Where You Might See This Term
This term can appear in several legal and financial documents where people name who should receive money, property, or account benefits.
- Wills: Used to explain how a person’s property should pass if a named beneficiary dies before them and their family line should still receive it. If you are unsure whether a will can be challenged after it takes effect, see our blog post on how to contest a will.
- Trusts: Help decide how trust assets move through a family branch when a beneficiary is no longer alive to receive their planned share.
- Life insurance forms: May show how the death benefit should pass if a listed beneficiary dies first and leaves children or other descendants.
- IRA or 401(k) beneficiary forms: Can guide how retirement account money is divided when a named beneficiary dies before receiving their portion.
- Estate planning documents: Often used to make the distribution plan clearer for family members, beneficiaries, and anyone handling the estate later.
How to Add Per Stirpes to Your Estate Documents?
Per stirpes is added through specific wording on beneficiary forms and in legal documents. It does not apply automatically unless the language is written in.
On a beneficiary form for a retirement account or life insurance policy, you would typically write the beneficiary’s name followed by “per stirpes.”
For example: Jane Smith, per stirpes. That phrase signals that if Jane dies before you, her descendants inherit her share.
For wills and trusts, an estate planning attorney adds per stirpes language to the distribution clause. The exact phrasing varies by state and document type, which is one reason working with a licensed attorney matters here.
A few things to confirm before signing any document:
- The form or document uses the phrase explicitly; some institutions use different language for the same concept.
- The beneficiary designation matches what is in your will or trust, since they can control different assets independently.
- All forms are updated after major life changes such as births, deaths, marriages, or divorces.
Per Stirpes vs Per Capita
Both terms explain how an inheritance is divided, but the final result can be very different when a beneficiary dies before receiving their share.
| Factor | Per Stirpes | Per Capita |
|---|---|---|
| Basic meaning | Assets pass down through a beneficiary’s family branch. | Assets are divided equally among surviving beneficiaries at the same generation level. |
| If a beneficiary dies first | Their descendants can inherit that beneficiary’s share. | The deceased beneficiary’s share is redistributed among the remaining beneficiaries. |
| Focus | Preserve each family branch’s portion. | Focuses on equal distribution among living beneficiaries. |
| Impact on descendants | Children and grandchildren may inherit directly. | Descendants may receive nothing if they are not named beneficiaries. |
| Common goal | Keeps inheritance within a deceased beneficiary’s family line. | Ensures equal shares among surviving beneficiaries. |
Why Your Beneficiary Wording Can Change the Outcome
This choice matters because it can decide who receives money, property, or account benefits after someone dies. A small phrase in a will, trust, or beneficiary form can change the final result for the whole family.

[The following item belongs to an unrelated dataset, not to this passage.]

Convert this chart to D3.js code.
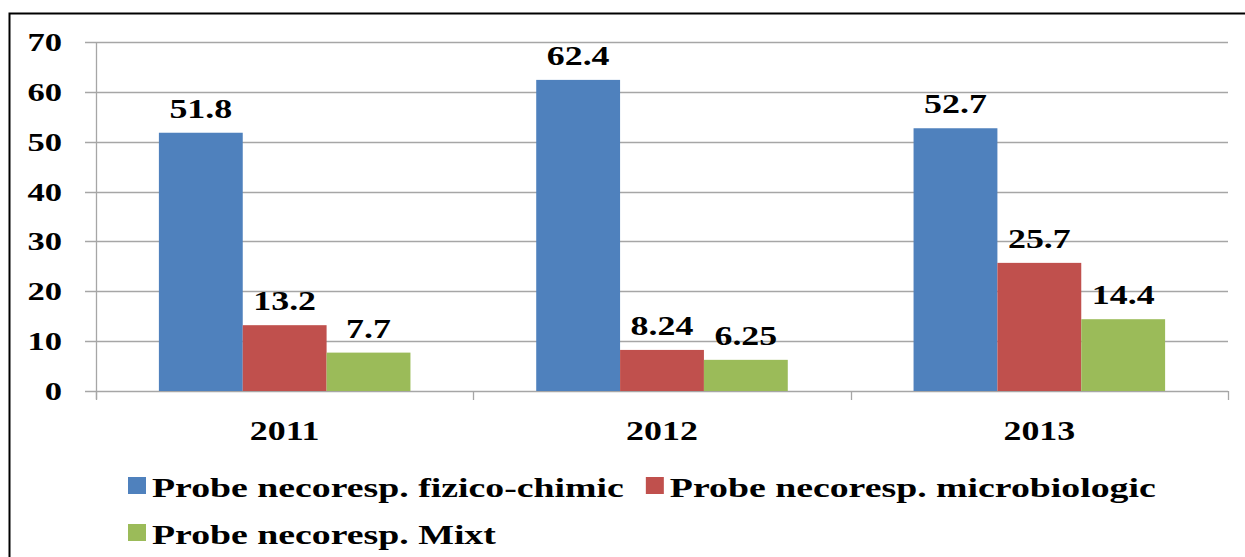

It can also stop one family branch from being left out if a named beneficiary dies before receiving their share.
In that case, the share may move down to that beneficiary’s children instead of going only to the surviving beneficiaries.
Still, this type of wording can also create uneven shares among people in the same generation.
For example, some grandchildren may receive part of a deceased parent’s share, while others may receive nothing directly because their own parent is still alive. That is why the wording should match the person’s real wishes.
Common Mistakes to Avoid
These mistakes can change who receives an inheritance, so each form and document should be reviewed before names or shares are confirmed.
- Relying only on a will: A will may not control life insurance, retirement accounts, or other assets with separate beneficiary forms.
- Forgetting to update forms: Old beneficiary forms can still control an account, even after marriage, divorce, birth, or a death in the family.
- Skipping the fine print: Some forms define legal terms differently, so the same phrase may not always create the same result.
- Ignoring minors: If a child inherits directly, the money may need extra legal handling before it can be managed or used.
- Overlooking family structure: Stepchildren, adopted children, and blended family issues can affect who receives a share under the document.
When Per Stirpes May Make Sense vs When it May Not
This choice depends on whether the person wants to protect family branches or divide assets in a more direct, customized way.
| When Per Stirpes May Make Sense | When It May Not Be the Best Fit |
|---|---|
| When each child’s family branch should keep its intended share. | When all grandchildren should receive equal shares. |
| When grandchildren should receive a deceased parent’s share. | When there is a blended family. |
| The plan should still work if a beneficiary dies first. | When the person wants more control over each share. |
| When inheritance should stay within a family branch. | When branch-based shares may create unfair results. |
| When descendants should not be accidentally left out. | When customized shares fit the family better. |
Conclusion
Per stirpes is a simple idea, but it can have a big effect on who receives money, property, or account benefits. It means a share can pass down through a family branch when a named beneficiary dies before receiving it.
This blog covered where the term appears, how it works for children and grandchildren, how it differs from per capita, and why the wording matters in wills, trusts, insurance forms, and retirement accounts.
The per stirpes meaning is important because it can protect one branch of the family, but it can also create different results for people in the same generation.
Before signing or updating any legal document, the wording should be checked carefully so the final plan matches the person’s wishes.
Have you ever seen this term on a form and felt unsure about it? Share your thoughts in the comments.
Frequently Asked Questions
Can Per Stirpes Apply if There are No Children?
Yes. If the deceased beneficiary has no children or later descendants, that share usually follows the backup rules written in the document. The result depends on the exact wording.
Does Per Stirpes Avoid Probate?
No. This term only explains how a share should be divided. Probate depends on the type of asset, ownership, and whether a valid beneficiary form or trust is involved.
Can Someone Choose Both Per Stirpes and Specific Percentages?
Yes. A document can name beneficiaries with set percentages and still use per stirpes for what happens if one beneficiary dies first. The wording must be clear.